Entry Price and Stop Loss Price
The entry price is where you plan to buy or sell, while the stop loss price is your predetermined exit point if the trade moves against you. The difference between these prices determines your risk per unit. A larger distance means lower position size but potentially better risk-reward ratios. A smaller distance means higher position size but requires precise entries. Always place your stop loss before entering a trade, never after. This ensures you stick to your plan and manage emotions during trading.
Interpreting Your Results
The calculator provides three key outputs: Position Size in units tells you exactly how many shares or contracts to trade. Risk Amount shows your maximum potential loss in dollars if the stop loss is hit. Stop Loss Distance displays the price gap between entry and stop loss. Use these results to place your trade with confidence, knowing you've calculated your risk precisely. Never deviate from these numbers once you've calculated them.

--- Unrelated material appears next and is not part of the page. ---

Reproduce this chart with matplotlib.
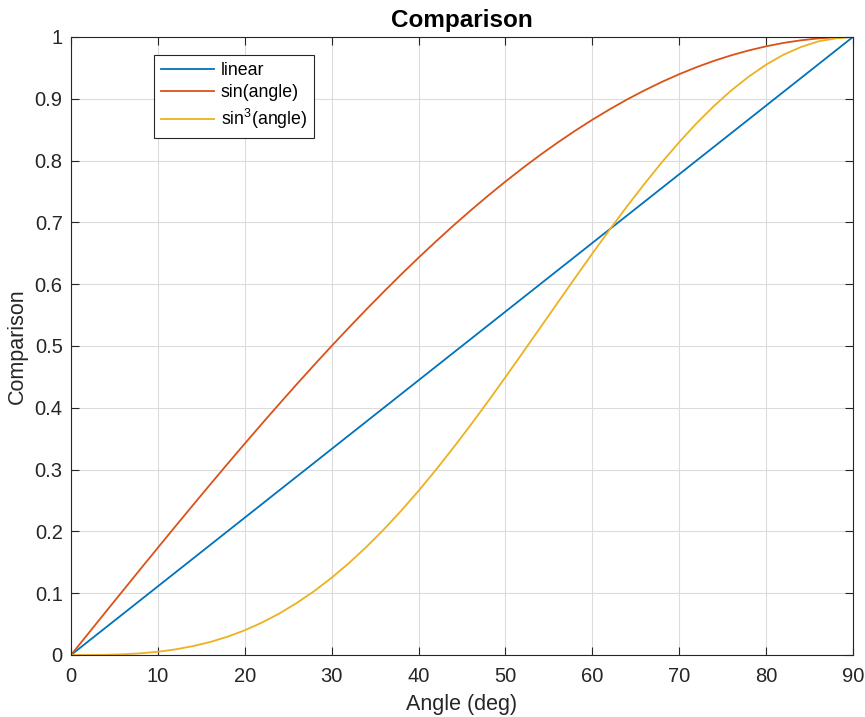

Best Practices for Position Sizing
Always calculate position size before entering a trade, not after. Use consistent risk percentages across your trading strategy for easier tracking. Adjust your risk percentage based on market volatility—use lower percentages in high volatility. Keep a trading journal to monitor your position sizes and outcomes. Review your risk management monthly to ensure it aligns with your account growth. Remember that position sizing is more important than entry timing; a small position on a great trade beats a large position on a mediocre trade.
FAQ
What is the ideal risk percentage per trade?
Professional traders typically risk 1-3% of their account per trade, with 2% being the most common standard. Conservative traders use 0.5-1%, while aggressive traders may use up to 5%. Your ideal percentage depends on your experience level, trading style, and account size. Beginners should start with 1-2% until they develop consistent profitability.
Why is position sizing more important than entry points?
Position sizing directly controls your risk and protects your capital, while entry points only affect potential profits. A small position on a perfect entry still limits losses, but a large position on a poor entry can devastate your account. Professional traders prioritize position sizing because it's the only variable they can completely control before entering a trade.
How does position size affect risk-reward ratio?
Smaller position sizes with wider stop losses provide better risk-reward ratios (e.g., risking $200 to make $400). Larger position sizes with tight stop losses offer worse risk-reward ratios. The calculator helps you balance position size with stop loss placement to achieve your desired risk-reward targets, typically 1:2 or better.
Should I adjust position size based on market conditions?
Yes, experienced traders adjust position sizes based on volatility and market conditions. During high volatility, use smaller positions or higher stop losses. During low volatility, you can increase position sizes or tighten stops. This dynamic approach helps maintain consistent dollar risk across different market environments.
What happens if my account grows or shrinks?
Recalculate your position sizes whenever your account balance changes significantly. As your account grows, your position sizes can increase proportionally. If your account shrinks due to losses, immediately reduce position sizes to maintain your risk percentage. This ensures your position sizing remains appropriate for your current capital level at all times.